Supplied information:
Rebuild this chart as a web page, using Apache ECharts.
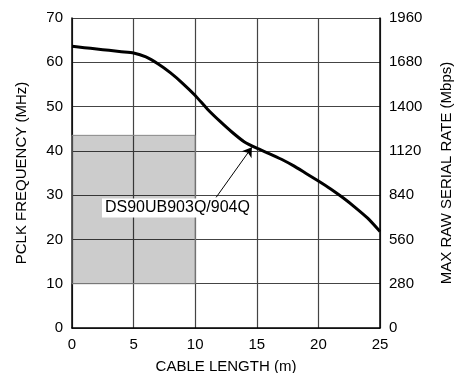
<!DOCTYPE html>
<html>
<head>
<meta charset="utf-8">
<script src="https://cdn.jsdelivr.net/npm/echarts@6/dist/echarts.min.js"></script>
<style>html,body{margin:0;padding:0;background:#fff;}#c{width:454px;height:373px;}</style>
</head>
<body>
<div id="c"></div>
<script>
const cableLength = [0,1,2,3,4,5,6,7,8,9,10,11,12,13,14,15,16,17,18,19,20,21,22,23,24,25];
const pclkFreq = [63.6,63.3,63.0,62.7,62.4,62.1,61.2,59.6,57.6,55.2,52.5,49.4,46.7,44.2,42.0,40.6,39.4,38.1,36.6,34.9,33.2,31.4,29.4,27.2,24.8,21.8];
const regionX = [0, 10];
const regionY = [10, 43.5];
const labelText = 'DS90UB903Q/904Q';
const labelPos = [8.56, 27.1];
const arrowFrom = [11.7, 29.5];
const arrowTo = [14.6, 40.8];

const FONT = "'Liberation Sans', Arial, sans-serif";
const chart = echarts.init(document.getElementById('c'), null, {renderer: 'canvas'});
chart.setOption({
  animation: false,
  backgroundColor: '#fff',
  grid: {left: 72, right: 74, top: 18, bottom: 45, containLabel: false, outerBoundsMode: 'none'},
  xAxis: {
    type: 'value', min: 0, max: 25, interval: 5,
    name: 'CABLE LENGTH (m)', nameLocation: 'middle', nameGap: 31,
    nameTextStyle: {fontFamily: FONT, fontSize: 15, color: '#000'},
    axisLine: {show: true, lineStyle: {color: '#000', width: 1.5}},
    axisTick: {show: false},
    axisLabel: {fontFamily: FONT, fontSize: 15, color: '#000', margin: 9},
    splitLine: {show: true, lineStyle: {color: '#444', width: 1.2}}
  },
  yAxis: [{
    type: 'value', min: 0, max: 70, interval: 10, position: 'left',
    name: 'PCLK FREQUENCY (MHz)', nameLocation: 'middle', nameGap: 43, nameRotate: 90,
    nameTextStyle: {fontFamily: FONT, fontSize: 15, color: '#000'},
    axisLine: {show: true, lineStyle: {color: '#000', width: 1.5}},
    axisTick: {show: false},
    axisLabel: {fontFamily: FONT, fontSize: 15, color: '#000', margin: 9},
    splitLine: {show: true, lineStyle: {color: '#444', width: 1.2}}
  }, {
    type: 'value', min: 0, max: 1960, interval: 280, position: 'right',
    name: 'MAX RAW SERIAL RATE (Mbps)', nameLocation: 'middle', nameGap: 59, nameRotate: 90,
    nameTextStyle: {fontFamily: FONT, fontSize: 15, color: '#000'},
    axisLine: {show: true, lineStyle: {color: '#000', width: 1.5}},
    axisTick: {show: false},
    axisLabel: {fontFamily: FONT, fontSize: 15, color: '#000', margin: 9, formatter: v => String(v)},
    splitLine: {show: false}
  }],
  series: [{
    type: 'line',
    data: cableLength.map((x, i) => [x, pclkFreq[i]]),
    smooth: 0.2,
    showSymbol: false,
    lineStyle: {color: '#000', width: 3},
    z: 3,
    markArea: {
      silent: true,
      itemStyle: {color: 'rgba(0,0,0,0.2)', borderColor: '#888', borderWidth: 1},
      data: [[{coord: [regionX[0], regionY[0]]}, {coord: [regionX[1], regionY[1]]}]]
    },
    markLine: {
      silent: true,
      symbol: ['none', 'arrow'],
      symbolSize: 9,
      label: {show: false},
      lineStyle: {color: '#000', width: 1, type: 'solid'},
      data: [[{coord: arrowFrom}, {coord: arrowTo}]]
    },
    markPoint: {
      silent: true,
      symbol: 'rect',
      symbolSize: 1,
      itemStyle: {color: 'rgba(0,0,0,0)'},
      label: {
        show: true, position: 'inside', formatter: labelText,
        fontFamily: FONT, fontSize: 16, color: '#000',
        backgroundColor: '#fff', padding: [2, 3, 1, 3]
      },
      data: [{coord: labelPos}]
    }
  }]
});
</script>
</body>
</html>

Problem to work on:
Print the full listing exactly, dropping the pictures.

Written reply:
Rebuild this chart as a web page, using Apache ECharts.
<!DOCTYPE html>
<html>
<head>
<meta charset="utf-8">
<script src="https://cdn.jsdelivr.net/npm/echarts@6/dist/echarts.min.js"></script>
<style>html,body{margin:0;padding:0;background:#fff;}#c{width:454px;height:373px;}</style>
</head>
<body>
<div id="c"></div>
<script>
const cableLength = [0,1,2,3,4,5,6,7,8,9,10,11,12,13,14,15,16,17,18,19,20,21,22,23,24,25];
const pclkFreq = [63.6,63.3,63.0,62.7,62.4,62.1,61.2,59.6,57.6,55.2,52.5,49.4,46.7,44.2,42.0,40.6,39.4,38.1,36.6,34.9,33.2,31.4,29.4,27.2,24.8,21.8];
const regionX = [0, 10];
const regionY = [10, 43.5];
const labelText = 'DS90UB903Q/904Q';
const labelPos = [8.56, 27.1];
const arrowFrom = [11.7, 29.5];
const arrowTo = [14.6, 40.8];

const FONT = "'Liberation Sans', Arial, sans-serif";
const chart = echarts.init(document.getElementById('c'), null, {renderer: 'canvas'});
chart.setOption({
  animation: false,
  backgroundColor: '#fff',
  grid: {left: 72, right: 74, top: 18, bottom: 45, containLabel: false, outerBoundsMode: 'none'},
  xAxis: {
    type: 'value', min: 0, max: 25, interval: 5,
    name: 'CABLE LENGTH (m)', nameLocation: 'middle', nameGap: 31,
    nameTextStyle: {fontFamily: FONT, fontSize: 15, color: '#000'},
    axisLine: {show: true, lineStyle: {color: '#000', width: 1.5}},
    axisTick: {show: false},
    axisLabel: {fontFamily: FONT, fontSize: 15, color: '#000', margin: 9},
    splitLine: {show: true, lineStyle: {color: '#444', width: 1.2}}
  },
  yAxis: [{
    type: 'value', min: 0, max: 70, interval: 10, position: 'left',
    name: 'PCLK FREQUENCY (MHz)', nameLocation: 'middle', nameGap: 43, nameRotate: 90,
    nameTextStyle: {fontFamily: FONT, fontSize: 15, color: '#000'},
    axisLine: {show: true, lineStyle: {color: '#000', width: 1.5}},
    axisTick: {show: false},
    axisLabel: {fontFamily: FONT, fontSize: 15, color: '#000', margin: 9},
    splitLine: {show: true, lineStyle: {color: '#444', width: 1.2}}
  }, {
    type: 'value', min: 0, max: 1960, interval: 280, position: 'right',
    name: 'MAX RAW SERIAL RATE (Mbps)', nameLocation: 'middle', nameGap: 59, nameRotate: 90,
    nameTextStyle: {fontFamily: FONT, fontSize: 15, color: '#000'},
    axisLine: {show: true, lineStyle: {color: '#000', width: 1.5}},
    axisTick: {show: false},
    axisLabel: {fontFamily: FONT, fontSize: 15, color: '#000', margin: 9, formatter: v => String(v)},
    splitLine: {show: false}
  }],
  series: [{
    type: 'line',
    data: cableLength.map((x, i) => [x, pclkFreq[i]]),
    smooth: 0.2,
    showSymbol: false,
    lineStyle: {color: '#000', width: 3},
    z: 3,
    markArea: {
      silent: true,
      itemStyle: {color: 'rgba(0,0,0,0.2)', borderColor: '#888', borderWidth: 1},
      data: [[{coord: [regionX[0], regionY[0]]}, {coord: [regionX[1], regionY[1]]}]]
    },
    markLine: {
      silent: true,
      symbol: ['none', 'arrow'],
      symbolSize: 9,
      label: {show: false},
      lineStyle: {color: '#000', width: 1, type: 'solid'},
      data: [[{coord: arrowFrom}, {coord: arrowTo}]]
    },
    markPoint: {
      silent: true,
      symbol: 'rect',
      symbolSize: 1,
      itemStyle: {color: 'rgba(0,0,0,0)'},
      label: {
        show: true, position: 'inside', formatter: labelText,
        fontFamily: FONT, fontSize: 16, color: '#000',
        backgroundColor: '#fff', padding: [2, 3, 1, 3]
      },
      data: [{coord: labelPos}]
    }
  }]
});
</script>
</body>
</html>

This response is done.